Building the popularity of your law blog through ‘friends’

August 17, 2008

Jon Morrow, an Associate Editor of Copyblogger and co-author of Keyword Research for Bloggers, offers some advice on how to build the popularity of your blog through friends.

Why does it work per Jon?

Because bloggers link more often to their friends than anyone else. If you write a reasonably good piece of content that interests their audience, they’ll link to you, mainly because they like you.

The secret to building a popular blog isn’t just writing tons of brilliant content. It’s also having tons of well-connected friends.

By ‘friends,’ we’re not talking the friends you know from your kids soccer games or with whom a enjoy a beer now and again, we’re talking trusted and well known authorities in your niche that have widely read blogs. We’re not diminishing the value of ‘friends’ as we’ve understood the concept for years. ‘Friends’ on the Internet just means something else.

I follow ‘friends’ via Twitter, Facebook, FriendFeed, del.icio.us, and the like because those ‘friends’ are sharing information and commentary that I value. Sure there’s some true friends included in the group, but by and large, the ‘friends’ I follow are trusted and reliable authorities in their field.

How to make friends with popular bloggers and get them to link to your posts? I’ve always done it by following poplar blogs and sharing an interesting post of theirs with my readers, offering my take on the subject.

Jon says that’s not enough any longer. Here’s a few of his ideas with my take.

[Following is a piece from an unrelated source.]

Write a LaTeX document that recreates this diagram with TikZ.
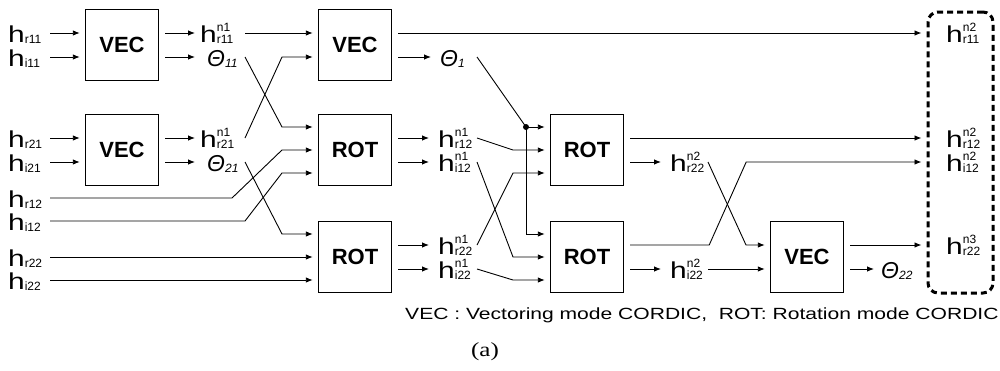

  • Write a guest post that gets lots of traffic and adoring comments. It works. LexBlog has any number of lawyer clients who have guest posted on popular blogs. The result has brought greater notoriety and more blog followers.
  • Attend conferences that all of the ‘Who’s Who’ of your niche go to and network your tail off. While I am not a social butterfly, I do make a point of introducing myself to thought leaders who I have been following and whom I respect. Make sure it’s genuine, but go up and shake their hand and let them know you really appreciate their work and have been a follower for some time. The opportunity may arise to tell them what you do. Follow up with an email and offer to connect via LinkedIn.
  • Email them an irresistible question, hoping to spark a discussion. This works wether you’re asking the question through a LinkedIn connection or just a standard email. Blog the answer providing your commentary.
  • Leave lots of truly memorable comments. Absolutely works, so long as the comments are of value. Do not comment for the sake of dropping your name, you’ll look like a fool.
  • Interview them in either a post or a podcast, making sure to ask lots of intelligent questions. I’ve found email interviews are best for the most popular people, whose time is limited. Keep it to 4 or 5 questions. But if you’ve got a good podcast going, give it a shot. I’m happy to be a guest when the interviewer has their act together and we’re only talking 20 minutes.
  • Give the above a few months, and then start pointing them to your best and most relevant content. It works. I often one line an email to a popular blogger letting them know of a post of interest.

To be a success on the Internet, remember one rule. You can have everything you want if you’ll just help enough other people to get what they want. As Jon puts it, ‘we’re just talking reciprocity.’

Contrary to what many people think, A-list bloggers aren’t islands, separate and self-sufficient. They deal with problems and annoyances, just as much as anyone else. If you can help alleviate them, they’ll thank and remember you for it.

The key is finding ways that you can be genuinely useful to them. Make yourself relevant and then use that opportunity to start building a relationship.

Great post Jon – and another reason to call Brian Clark, publisher of Copyblogger, a ‘friend.’